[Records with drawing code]
..............................
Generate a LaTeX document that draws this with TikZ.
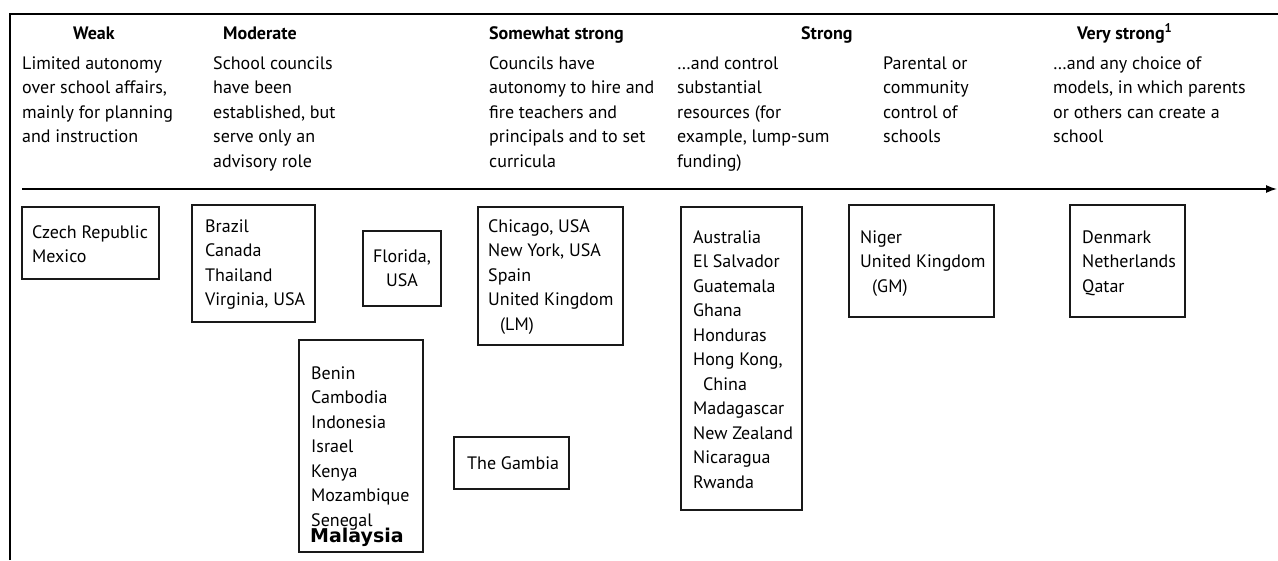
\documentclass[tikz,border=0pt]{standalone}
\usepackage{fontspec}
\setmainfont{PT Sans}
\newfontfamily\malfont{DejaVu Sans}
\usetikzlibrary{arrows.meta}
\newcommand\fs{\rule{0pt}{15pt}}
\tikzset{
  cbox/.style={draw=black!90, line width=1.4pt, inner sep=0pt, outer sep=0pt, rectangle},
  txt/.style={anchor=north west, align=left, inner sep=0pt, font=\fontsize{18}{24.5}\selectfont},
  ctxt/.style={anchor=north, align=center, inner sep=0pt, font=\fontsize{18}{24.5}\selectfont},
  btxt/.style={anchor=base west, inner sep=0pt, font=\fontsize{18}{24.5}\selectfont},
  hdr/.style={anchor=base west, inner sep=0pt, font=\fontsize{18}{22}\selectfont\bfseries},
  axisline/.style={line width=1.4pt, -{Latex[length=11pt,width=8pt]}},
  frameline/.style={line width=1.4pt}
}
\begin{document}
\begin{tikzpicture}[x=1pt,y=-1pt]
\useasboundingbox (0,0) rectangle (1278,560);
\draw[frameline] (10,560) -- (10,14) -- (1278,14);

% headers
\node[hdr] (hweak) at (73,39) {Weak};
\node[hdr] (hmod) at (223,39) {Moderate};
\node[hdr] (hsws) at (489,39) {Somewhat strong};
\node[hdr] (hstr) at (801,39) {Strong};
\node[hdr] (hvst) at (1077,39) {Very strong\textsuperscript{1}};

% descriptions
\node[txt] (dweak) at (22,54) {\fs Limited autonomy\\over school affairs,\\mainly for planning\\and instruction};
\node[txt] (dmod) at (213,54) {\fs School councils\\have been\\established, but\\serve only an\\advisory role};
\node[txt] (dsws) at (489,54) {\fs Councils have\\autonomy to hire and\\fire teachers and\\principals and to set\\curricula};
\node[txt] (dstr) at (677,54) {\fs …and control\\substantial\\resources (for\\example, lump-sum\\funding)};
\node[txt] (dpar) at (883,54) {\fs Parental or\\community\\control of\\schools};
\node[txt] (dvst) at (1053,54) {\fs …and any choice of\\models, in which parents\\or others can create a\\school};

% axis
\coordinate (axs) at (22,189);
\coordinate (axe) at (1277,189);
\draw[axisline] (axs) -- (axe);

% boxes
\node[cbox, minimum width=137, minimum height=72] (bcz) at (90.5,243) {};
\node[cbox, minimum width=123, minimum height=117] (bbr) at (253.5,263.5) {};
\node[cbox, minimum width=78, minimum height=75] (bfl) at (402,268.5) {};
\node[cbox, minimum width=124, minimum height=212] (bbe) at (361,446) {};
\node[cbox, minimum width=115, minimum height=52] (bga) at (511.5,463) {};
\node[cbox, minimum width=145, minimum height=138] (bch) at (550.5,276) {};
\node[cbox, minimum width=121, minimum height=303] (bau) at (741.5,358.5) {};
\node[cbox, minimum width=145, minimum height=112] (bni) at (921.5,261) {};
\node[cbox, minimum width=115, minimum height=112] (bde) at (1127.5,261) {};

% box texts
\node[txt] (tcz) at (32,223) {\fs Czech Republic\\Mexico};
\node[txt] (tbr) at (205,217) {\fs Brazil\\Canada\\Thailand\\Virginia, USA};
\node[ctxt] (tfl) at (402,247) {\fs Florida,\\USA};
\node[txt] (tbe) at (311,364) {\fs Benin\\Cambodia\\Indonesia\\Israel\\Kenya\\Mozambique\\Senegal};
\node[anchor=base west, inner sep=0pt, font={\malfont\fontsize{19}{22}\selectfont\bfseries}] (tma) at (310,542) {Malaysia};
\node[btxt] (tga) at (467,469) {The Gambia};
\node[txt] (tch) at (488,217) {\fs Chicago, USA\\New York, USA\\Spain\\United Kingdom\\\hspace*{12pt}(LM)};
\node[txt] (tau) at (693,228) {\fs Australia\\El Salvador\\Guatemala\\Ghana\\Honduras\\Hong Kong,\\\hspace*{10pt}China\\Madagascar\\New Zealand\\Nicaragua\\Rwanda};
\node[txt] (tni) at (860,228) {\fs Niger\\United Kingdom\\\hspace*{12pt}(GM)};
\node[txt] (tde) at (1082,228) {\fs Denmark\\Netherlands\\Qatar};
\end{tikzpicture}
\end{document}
..............................
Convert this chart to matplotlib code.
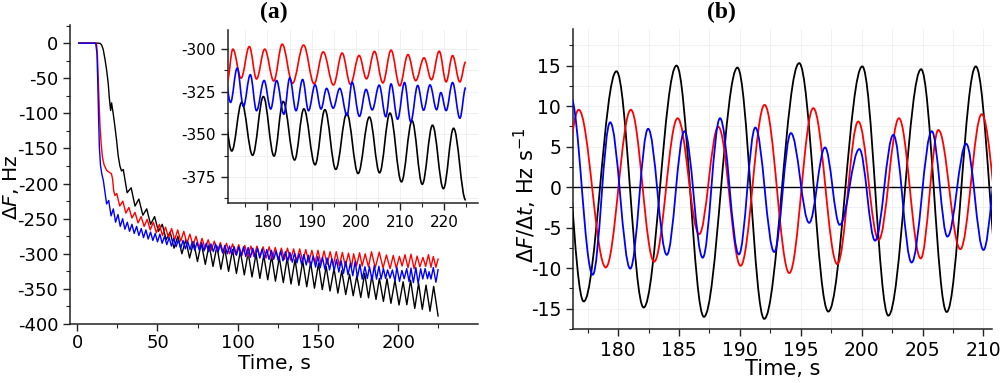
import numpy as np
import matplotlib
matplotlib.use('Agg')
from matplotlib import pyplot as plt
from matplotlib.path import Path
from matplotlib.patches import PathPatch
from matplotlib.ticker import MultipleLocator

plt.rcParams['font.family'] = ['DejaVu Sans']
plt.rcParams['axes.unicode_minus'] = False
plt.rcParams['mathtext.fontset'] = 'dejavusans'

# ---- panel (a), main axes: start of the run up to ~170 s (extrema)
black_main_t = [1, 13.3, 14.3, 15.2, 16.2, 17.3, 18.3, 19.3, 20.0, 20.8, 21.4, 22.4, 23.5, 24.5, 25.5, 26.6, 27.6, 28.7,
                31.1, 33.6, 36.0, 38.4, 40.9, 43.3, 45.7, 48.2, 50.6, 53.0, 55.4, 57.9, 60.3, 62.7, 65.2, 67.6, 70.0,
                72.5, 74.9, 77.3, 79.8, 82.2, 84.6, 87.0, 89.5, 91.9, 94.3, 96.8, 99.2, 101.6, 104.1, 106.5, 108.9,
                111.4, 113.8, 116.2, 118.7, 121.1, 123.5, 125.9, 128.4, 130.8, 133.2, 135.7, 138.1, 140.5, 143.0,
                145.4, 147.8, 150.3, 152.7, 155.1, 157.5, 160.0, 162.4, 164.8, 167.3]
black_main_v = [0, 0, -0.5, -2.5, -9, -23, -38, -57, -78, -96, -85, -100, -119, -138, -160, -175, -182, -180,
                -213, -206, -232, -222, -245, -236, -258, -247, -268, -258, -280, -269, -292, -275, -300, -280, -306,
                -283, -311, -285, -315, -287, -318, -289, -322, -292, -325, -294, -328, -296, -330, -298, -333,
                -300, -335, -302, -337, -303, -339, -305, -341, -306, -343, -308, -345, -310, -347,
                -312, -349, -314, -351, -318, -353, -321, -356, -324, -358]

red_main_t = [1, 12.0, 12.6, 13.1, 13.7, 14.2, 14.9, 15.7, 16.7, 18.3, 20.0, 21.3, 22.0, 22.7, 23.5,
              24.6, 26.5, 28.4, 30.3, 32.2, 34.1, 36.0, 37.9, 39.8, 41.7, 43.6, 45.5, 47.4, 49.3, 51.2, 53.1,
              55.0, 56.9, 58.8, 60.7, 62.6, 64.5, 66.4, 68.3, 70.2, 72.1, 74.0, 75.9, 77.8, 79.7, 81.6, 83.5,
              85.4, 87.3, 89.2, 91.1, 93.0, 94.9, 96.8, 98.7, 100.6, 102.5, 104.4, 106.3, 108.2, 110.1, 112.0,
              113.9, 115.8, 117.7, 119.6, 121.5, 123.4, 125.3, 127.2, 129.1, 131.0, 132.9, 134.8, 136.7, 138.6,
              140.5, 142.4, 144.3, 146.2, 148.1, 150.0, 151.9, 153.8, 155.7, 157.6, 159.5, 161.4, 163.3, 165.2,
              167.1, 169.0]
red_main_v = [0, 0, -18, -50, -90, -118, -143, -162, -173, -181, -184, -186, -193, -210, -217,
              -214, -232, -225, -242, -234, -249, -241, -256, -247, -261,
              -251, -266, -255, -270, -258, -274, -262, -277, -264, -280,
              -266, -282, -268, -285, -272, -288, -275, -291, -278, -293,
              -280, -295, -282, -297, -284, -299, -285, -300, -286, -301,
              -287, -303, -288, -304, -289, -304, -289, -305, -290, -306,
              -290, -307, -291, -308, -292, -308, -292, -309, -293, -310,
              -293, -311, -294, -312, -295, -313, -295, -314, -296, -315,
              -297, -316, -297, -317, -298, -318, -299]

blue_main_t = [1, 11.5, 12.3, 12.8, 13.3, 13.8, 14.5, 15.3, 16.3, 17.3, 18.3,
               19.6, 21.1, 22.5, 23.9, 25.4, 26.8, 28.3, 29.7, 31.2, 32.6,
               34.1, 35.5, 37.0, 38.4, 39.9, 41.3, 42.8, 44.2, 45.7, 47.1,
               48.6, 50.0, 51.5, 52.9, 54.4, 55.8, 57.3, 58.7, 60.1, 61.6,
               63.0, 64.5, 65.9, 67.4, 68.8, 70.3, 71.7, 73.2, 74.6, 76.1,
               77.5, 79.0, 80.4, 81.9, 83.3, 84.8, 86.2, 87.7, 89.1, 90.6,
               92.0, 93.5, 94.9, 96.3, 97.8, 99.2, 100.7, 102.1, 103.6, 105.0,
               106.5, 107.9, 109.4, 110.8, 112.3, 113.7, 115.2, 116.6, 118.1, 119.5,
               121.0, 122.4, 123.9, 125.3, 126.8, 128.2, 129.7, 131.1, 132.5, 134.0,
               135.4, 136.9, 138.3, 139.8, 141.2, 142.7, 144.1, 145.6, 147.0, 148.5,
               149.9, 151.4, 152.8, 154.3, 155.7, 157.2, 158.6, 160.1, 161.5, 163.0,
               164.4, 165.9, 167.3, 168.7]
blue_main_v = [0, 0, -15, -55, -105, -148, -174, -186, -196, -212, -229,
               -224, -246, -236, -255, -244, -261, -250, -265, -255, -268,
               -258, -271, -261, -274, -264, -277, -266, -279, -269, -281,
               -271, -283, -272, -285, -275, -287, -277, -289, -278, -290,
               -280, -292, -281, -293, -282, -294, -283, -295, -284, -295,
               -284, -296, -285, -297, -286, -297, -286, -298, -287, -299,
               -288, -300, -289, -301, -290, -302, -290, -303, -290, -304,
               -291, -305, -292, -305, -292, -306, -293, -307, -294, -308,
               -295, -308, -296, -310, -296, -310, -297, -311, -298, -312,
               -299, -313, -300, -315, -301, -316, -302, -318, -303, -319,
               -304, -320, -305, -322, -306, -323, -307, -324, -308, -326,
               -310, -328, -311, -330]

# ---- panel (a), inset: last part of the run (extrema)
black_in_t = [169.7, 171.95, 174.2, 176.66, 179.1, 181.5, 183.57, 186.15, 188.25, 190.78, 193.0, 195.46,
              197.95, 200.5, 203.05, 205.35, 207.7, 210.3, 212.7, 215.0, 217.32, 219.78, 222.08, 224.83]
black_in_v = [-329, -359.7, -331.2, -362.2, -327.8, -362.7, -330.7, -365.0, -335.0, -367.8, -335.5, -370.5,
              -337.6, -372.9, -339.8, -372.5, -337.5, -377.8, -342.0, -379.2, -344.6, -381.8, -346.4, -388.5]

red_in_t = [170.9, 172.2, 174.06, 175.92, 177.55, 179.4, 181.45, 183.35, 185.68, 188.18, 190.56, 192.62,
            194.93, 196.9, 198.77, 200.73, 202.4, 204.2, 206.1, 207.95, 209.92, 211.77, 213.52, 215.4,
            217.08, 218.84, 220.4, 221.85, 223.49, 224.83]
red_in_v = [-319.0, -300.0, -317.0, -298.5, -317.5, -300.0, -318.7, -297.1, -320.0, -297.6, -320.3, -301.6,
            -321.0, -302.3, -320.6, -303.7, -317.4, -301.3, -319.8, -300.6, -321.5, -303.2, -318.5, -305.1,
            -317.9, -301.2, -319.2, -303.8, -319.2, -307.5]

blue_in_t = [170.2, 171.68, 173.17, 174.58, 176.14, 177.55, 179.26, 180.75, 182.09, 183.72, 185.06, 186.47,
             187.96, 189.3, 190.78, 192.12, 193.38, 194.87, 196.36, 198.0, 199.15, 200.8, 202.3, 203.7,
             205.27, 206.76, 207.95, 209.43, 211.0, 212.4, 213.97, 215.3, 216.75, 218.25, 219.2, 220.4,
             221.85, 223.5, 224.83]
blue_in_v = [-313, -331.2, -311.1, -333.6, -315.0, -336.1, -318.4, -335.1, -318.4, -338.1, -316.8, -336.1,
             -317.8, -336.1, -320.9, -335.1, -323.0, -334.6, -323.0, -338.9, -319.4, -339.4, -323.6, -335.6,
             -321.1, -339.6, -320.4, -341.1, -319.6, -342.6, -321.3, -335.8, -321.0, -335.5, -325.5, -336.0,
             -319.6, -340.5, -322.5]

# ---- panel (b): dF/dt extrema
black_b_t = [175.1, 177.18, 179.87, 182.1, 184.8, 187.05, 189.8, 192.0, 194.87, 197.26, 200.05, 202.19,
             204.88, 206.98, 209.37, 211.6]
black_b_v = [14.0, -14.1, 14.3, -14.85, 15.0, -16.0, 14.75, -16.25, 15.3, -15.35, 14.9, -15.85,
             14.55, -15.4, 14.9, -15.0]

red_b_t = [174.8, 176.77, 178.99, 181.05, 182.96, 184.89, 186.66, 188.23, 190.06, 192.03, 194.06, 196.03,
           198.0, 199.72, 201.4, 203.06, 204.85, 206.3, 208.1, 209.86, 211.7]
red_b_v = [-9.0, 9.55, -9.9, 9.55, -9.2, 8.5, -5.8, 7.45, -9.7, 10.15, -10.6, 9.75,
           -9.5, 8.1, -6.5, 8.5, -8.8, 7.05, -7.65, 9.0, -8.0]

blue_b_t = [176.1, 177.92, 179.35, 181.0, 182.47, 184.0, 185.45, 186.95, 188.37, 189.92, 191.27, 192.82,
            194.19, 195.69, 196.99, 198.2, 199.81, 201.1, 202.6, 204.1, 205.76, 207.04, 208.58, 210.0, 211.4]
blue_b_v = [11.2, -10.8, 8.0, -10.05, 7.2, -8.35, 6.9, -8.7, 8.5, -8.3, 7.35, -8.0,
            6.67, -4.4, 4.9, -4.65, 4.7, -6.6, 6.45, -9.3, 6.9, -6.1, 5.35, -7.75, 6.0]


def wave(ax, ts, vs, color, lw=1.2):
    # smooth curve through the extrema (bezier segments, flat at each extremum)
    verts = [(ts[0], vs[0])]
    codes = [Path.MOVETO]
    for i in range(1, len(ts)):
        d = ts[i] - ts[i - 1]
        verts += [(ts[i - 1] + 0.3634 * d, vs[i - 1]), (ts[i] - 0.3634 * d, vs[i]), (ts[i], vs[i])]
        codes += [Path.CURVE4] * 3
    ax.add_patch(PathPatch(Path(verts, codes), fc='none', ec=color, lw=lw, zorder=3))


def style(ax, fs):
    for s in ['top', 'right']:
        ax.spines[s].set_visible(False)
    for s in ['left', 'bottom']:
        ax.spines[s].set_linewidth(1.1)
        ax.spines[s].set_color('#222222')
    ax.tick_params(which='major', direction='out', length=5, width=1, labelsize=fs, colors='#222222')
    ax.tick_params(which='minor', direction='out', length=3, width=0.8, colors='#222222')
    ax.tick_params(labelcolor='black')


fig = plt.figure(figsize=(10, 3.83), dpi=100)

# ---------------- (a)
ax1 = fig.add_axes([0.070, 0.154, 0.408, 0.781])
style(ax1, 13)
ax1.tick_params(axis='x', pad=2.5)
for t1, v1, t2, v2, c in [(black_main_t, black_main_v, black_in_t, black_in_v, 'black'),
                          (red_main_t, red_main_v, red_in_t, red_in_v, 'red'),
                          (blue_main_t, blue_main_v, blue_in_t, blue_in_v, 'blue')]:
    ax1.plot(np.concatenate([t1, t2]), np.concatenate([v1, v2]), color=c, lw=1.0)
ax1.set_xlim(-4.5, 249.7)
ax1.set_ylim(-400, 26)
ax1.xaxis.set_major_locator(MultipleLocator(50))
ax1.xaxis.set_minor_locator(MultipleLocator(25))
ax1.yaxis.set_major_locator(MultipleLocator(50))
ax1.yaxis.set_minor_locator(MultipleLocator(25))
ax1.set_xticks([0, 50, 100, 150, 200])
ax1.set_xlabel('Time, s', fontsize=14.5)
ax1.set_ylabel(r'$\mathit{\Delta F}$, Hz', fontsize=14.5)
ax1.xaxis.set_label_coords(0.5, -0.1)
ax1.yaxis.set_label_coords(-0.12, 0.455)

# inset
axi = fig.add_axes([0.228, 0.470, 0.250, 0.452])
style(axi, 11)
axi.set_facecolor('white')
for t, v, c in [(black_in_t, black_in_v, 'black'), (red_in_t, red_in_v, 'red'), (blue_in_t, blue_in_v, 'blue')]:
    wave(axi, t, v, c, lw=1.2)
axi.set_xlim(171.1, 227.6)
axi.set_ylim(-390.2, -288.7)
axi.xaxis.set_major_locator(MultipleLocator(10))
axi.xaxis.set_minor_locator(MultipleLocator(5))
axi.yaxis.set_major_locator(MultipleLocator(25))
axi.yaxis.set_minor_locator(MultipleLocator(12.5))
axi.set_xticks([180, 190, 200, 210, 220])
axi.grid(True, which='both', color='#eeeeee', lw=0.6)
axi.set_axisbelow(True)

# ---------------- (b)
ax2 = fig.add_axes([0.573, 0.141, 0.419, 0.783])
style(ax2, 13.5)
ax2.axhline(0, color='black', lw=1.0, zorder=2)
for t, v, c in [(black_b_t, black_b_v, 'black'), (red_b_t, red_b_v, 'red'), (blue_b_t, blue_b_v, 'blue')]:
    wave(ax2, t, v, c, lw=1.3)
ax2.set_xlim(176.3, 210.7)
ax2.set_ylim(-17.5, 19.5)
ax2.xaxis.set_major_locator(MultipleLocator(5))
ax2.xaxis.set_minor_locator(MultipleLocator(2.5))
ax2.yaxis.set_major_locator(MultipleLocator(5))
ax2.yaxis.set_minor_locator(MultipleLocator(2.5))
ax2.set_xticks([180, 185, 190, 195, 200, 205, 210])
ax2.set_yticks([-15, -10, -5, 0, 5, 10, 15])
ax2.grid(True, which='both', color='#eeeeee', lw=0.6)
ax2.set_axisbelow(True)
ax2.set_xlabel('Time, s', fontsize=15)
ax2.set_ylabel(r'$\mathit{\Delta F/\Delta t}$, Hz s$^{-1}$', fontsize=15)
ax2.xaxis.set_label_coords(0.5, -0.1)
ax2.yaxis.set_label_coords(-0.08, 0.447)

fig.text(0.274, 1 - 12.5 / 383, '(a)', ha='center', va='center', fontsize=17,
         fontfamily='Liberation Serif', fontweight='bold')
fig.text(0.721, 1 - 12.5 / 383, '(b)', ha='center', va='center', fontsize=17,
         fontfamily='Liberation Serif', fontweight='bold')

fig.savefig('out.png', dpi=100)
..............................
> [WRITTEN PROBLEM]: Make an exact copy of the lines from the one that contains "Convert this chart to matplotlib code." through the one that contains "plt.rcParams['mathtext.fontset'] = 'dejavusans'", both included, and no other lines. Pictures are skipped.

> [THE OUTPUT]:
Convert this chart to matplotlib code.
import numpy as np
import matplotlib
matplotlib.use('Agg')
from matplotlib import pyplot as plt
from matplotlib.path import Path
from matplotlib.patches import PathPatch
from matplotlib.ticker import MultipleLocator

plt.rcParams['font.family'] = ['DejaVu Sans']
plt.rcParams['axes.unicode_minus'] = False
plt.rcParams['mathtext.fontset'] = 'dejavusans'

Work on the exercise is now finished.